Michael Cyprys, Analyst, Morgan Stanley: Is there a view that private market opportunities might fit better with a JV or partnership as opposed to more wholly owned, the path you’ve taken oftentimes in the past? Just curious how you think about that. And many others have tried in the private markets and the traditional space and maybe hasn’t lived up to expectations. So just curious, any lessons you take away, how that informs your approach as you look forward, as you look to optimize and maximize the opportunity side.

George Alward, President and CEO, Virtus Investment Partners: Oh, well, yeah. No, other people’s experiences absolutely do influence how we would look at things as they influence others. Because there are differences between the public and the private markets. So I think in how you approach them, really do have to sort of think through the nuances of that differences. And we have not done a transaction in a period of time.

And that in part, I would say that that’s because as we kind of think through, particularly on the private market piece, doing it in the way that makes sense, that is correct. But no, we do absolutely think that in some of the private market capabilities, some of the structures might be different than they might be, say, on a traditional. Just because you wanna have the right alignment of interests, and then the right fit between the two, at least that’s our perspective on those. Great, thank you.

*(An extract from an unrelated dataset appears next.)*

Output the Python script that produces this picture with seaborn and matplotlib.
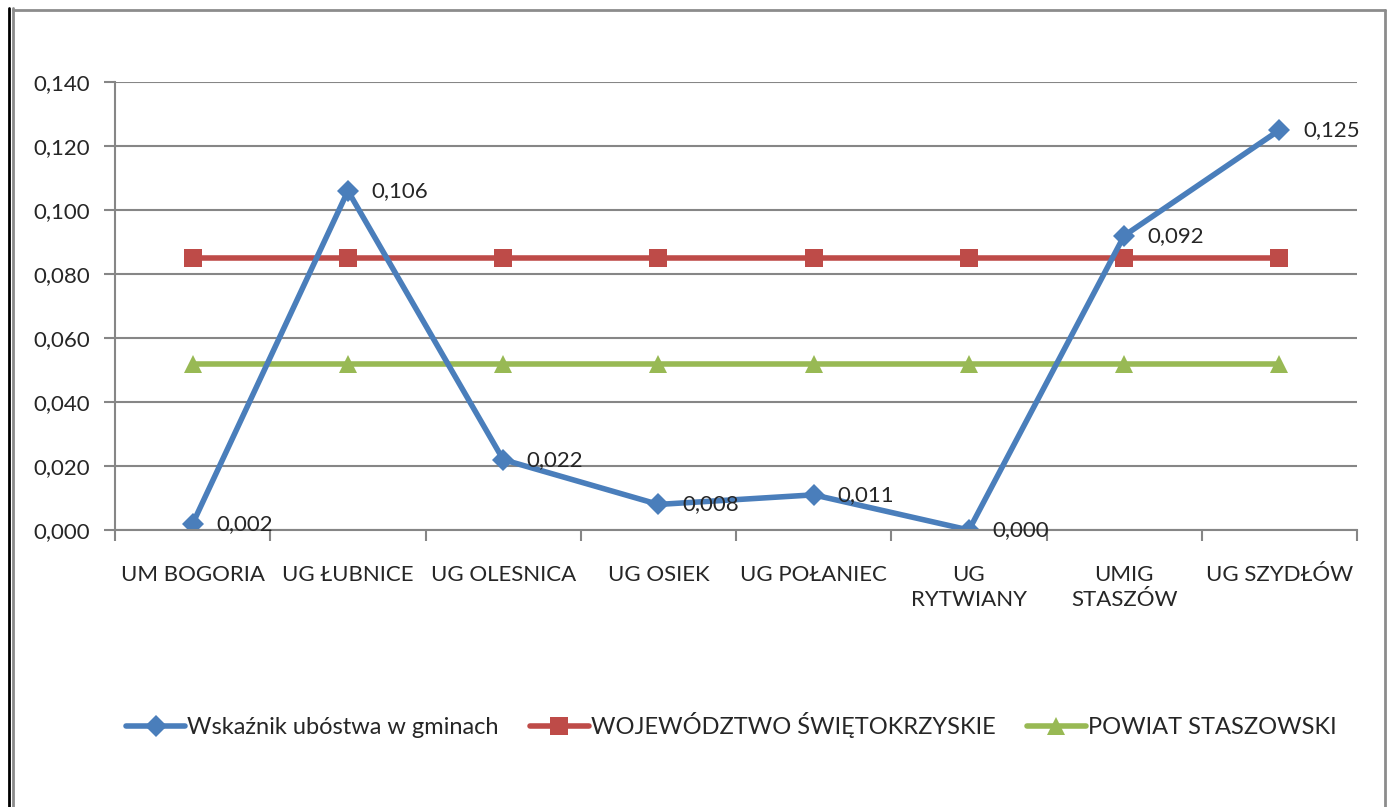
import pandas as pd
import seaborn as sns
import matplotlib.pyplot as plt
from matplotlib.lines import Line2D

# dane
gminy = ['UM BOGORIA', 'UG ŁUBNICE', 'UG OLESNICA', 'UG OSIEK', 'UG POŁANIEC',
         'UG\nRYTWIANY', 'UMIG\nSTASZÓW', 'UG SZYDŁÓW']
wskaznik = [0.002, 0.106, 0.022, 0.008, 0.011, 0.000, 0.092, 0.125]
wojewodztwo = [0.085] * 8
powiat = [0.052] * 8
serie = ['Wskaźnik ubóstwa w gminach', 'WOJEWÓDZTWO ŚWIĘTOKRZYSKIE', 'POWIAT STASZOWSKI']

df = pd.DataFrame({'x': list(range(len(gminy))) * 3,
                   'y': wskaznik + wojewodztwo + powiat,
                   'seria': [serie[0]] * 8 + [serie[1]] * 8 + [serie[2]] * 8})

sns.set_style('white')
plt.rcParams['font.family'] = ['Lato', 'DejaVu Sans']

kolory = {serie[0]: '#4a7ebb', serie[1]: '#be4b48', serie[2]: '#98b954'}
markery = {serie[0]: 'D', serie[1]: 's', serie[2]: '^'}
rozmiary = {serie[0]: 11, serie[1]: 13, serie[2]: 13}
fs = 16

fig = plt.figure(figsize=(13.93, 8.07), dpi=100)
ax = fig.add_axes([0.0826, 0.3432, 0.8916, 0.5551])

# kolejność rysowania: czerwona, zielona, niebieska na wierzchu
for s in [serie[1], serie[2], serie[0]]:
    sub = df[df['seria'] == s]
    sns.lineplot(data=sub, x='x', y='y', ax=ax, color=kolory[s], marker=markery[s],
                 markersize=rozmiary[s], markeredgewidth=0, linewidth=4, legend=False)

# etykiety danych
for i, v in enumerate(wskaznik):
    ax.annotate(f'{v:.3f}'.replace('.', ','), (i, v), xytext=(17, 0),
                textcoords='offset points', va='center', ha='left', fontsize=fs)

ax.set_xlim(-0.5, len(gminy) - 0.5)
ax.set_ylim(0, 0.14)
yt = [i * 0.02 for i in range(8)]
ax.set_yticks(yt)
ax.set_yticklabels([f'{t:.3f}'.replace('.', ',') for t in yt], fontsize=fs)
ax.set_xticks(range(len(gminy)))
ax.set_xticklabels(gminy, fontsize=fs, va='top', linespacing=1.3)
ax.set_xticks([i - 0.5 for i in range(len(gminy) + 1)], minor=True)
ax.set_xlabel('')
ax.set_ylabel('')

ax.grid(axis='y', color='#868686', linewidth=1.5)
ax.set_axisbelow(True)
for k in ['top', 'right']:
    ax.spines[k].set_visible(False)
for k in ['left', 'bottom']:
    ax.spines[k].set_color('#868686')
    ax.spines[k].set_linewidth(1.5)
ax.tick_params(axis='y', which='major', left=True, length=8, width=1.5, color='#868686', pad=10)
ax.tick_params(axis='x', which='major', bottom=False, pad=22)
ax.tick_params(axis='x', which='minor', bottom=True, length=8, width=1.5, color='#868686')

# legenda
uchwyty = [Line2D([0], [0], color=kolory[s], marker=markery[s], markersize=rozmiary[s],
                  markeredgewidth=0, linewidth=4) for s in serie]
fig.legend(uchwyty, serie, loc='center', bbox_to_anchor=(0.525, 0.101), ncol=3, frameon=False,
           fontsize=17, handlelength=2.5, handletextpad=0.1, columnspacing=1.3)

# ramka wykresu
fig.add_artist(Line2D([0.0065, 0.0065], [0, 0.99], transform=fig.transFigure, color='black', linewidth=2))
fig.add_artist(Line2D([0.009, 0.009], [0, 0.99], transform=fig.transFigure, color='#8c8c8c', linewidth=2))
fig.add_artist(Line2D([0.009, 0.9945], [0.988, 0.988], transform=fig.transFigure, color='#8c8c8c', linewidth=2))
fig.add_artist(Line2D([0.9945, 0.9945], [0, 0.988], transform=fig.transFigure, color='#8c8c8c', linewidth=2))

fig.savefig('out.png', dpi=100)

Pheedi, Conference Operator, Virtus Investment Partners: Thank you. This concludes our question and answer session. I would now like to turn the conference back over to Mr. Alward.

George Alward, President and CEO, Virtus Investment Partners: Well, just want to thank everyone today for joining us. And absolutely, as we always do, please, if you have any other questions, reach out. Thank you.

Pheedi, Conference Operator, Virtus Investment Partners: That concludes Thank you for participating and you may now disconnect.